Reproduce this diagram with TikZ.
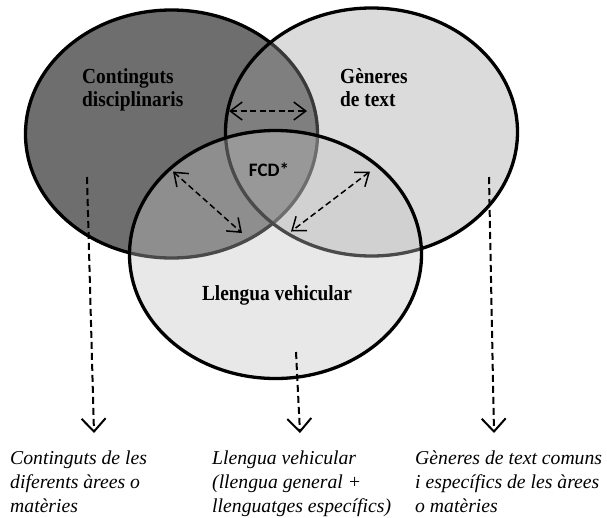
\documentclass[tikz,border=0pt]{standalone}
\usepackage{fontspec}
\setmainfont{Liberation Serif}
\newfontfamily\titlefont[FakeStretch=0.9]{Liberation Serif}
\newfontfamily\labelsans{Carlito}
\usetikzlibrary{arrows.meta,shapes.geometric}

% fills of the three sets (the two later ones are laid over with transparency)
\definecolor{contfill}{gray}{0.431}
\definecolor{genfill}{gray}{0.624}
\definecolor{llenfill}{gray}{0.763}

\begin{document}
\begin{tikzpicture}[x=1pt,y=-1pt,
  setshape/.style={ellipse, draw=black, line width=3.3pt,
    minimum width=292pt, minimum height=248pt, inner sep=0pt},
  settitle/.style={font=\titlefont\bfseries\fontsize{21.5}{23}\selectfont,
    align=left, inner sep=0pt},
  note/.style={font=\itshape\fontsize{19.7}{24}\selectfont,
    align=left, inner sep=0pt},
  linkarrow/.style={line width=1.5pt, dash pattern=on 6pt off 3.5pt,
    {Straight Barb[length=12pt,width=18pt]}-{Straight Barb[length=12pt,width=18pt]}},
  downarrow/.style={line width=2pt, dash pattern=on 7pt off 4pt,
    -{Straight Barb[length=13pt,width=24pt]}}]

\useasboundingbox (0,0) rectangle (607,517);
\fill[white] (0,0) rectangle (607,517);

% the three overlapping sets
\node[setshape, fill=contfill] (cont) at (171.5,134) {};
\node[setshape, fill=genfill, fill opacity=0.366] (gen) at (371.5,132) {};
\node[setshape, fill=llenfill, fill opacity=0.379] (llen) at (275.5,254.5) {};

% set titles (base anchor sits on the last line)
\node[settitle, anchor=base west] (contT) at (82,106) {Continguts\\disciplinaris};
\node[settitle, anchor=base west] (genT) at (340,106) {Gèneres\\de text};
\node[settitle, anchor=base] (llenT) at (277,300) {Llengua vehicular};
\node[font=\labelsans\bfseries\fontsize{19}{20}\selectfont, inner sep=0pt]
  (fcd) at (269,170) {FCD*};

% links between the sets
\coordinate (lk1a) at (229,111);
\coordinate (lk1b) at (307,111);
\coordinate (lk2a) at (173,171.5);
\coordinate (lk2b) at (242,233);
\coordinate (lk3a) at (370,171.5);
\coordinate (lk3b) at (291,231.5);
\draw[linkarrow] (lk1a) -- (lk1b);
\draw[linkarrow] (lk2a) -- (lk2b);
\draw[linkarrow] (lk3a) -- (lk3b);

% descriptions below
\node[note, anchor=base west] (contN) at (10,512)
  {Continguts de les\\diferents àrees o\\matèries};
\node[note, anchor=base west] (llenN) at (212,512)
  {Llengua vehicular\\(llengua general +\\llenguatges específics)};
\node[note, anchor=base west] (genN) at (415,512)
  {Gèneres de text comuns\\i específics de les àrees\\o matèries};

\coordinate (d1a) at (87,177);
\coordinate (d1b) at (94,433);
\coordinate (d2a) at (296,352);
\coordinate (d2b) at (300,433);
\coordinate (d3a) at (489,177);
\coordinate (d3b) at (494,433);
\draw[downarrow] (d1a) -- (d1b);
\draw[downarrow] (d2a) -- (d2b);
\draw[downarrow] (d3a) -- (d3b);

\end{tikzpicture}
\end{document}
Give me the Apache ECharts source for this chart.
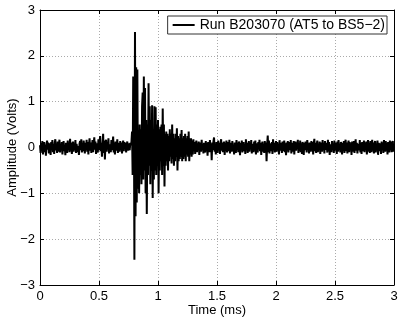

___

Show, from the material above, each line that includes the string "this".

Reproduce this diagram with TikZ.
Give me the Apache ECharts source for this chart.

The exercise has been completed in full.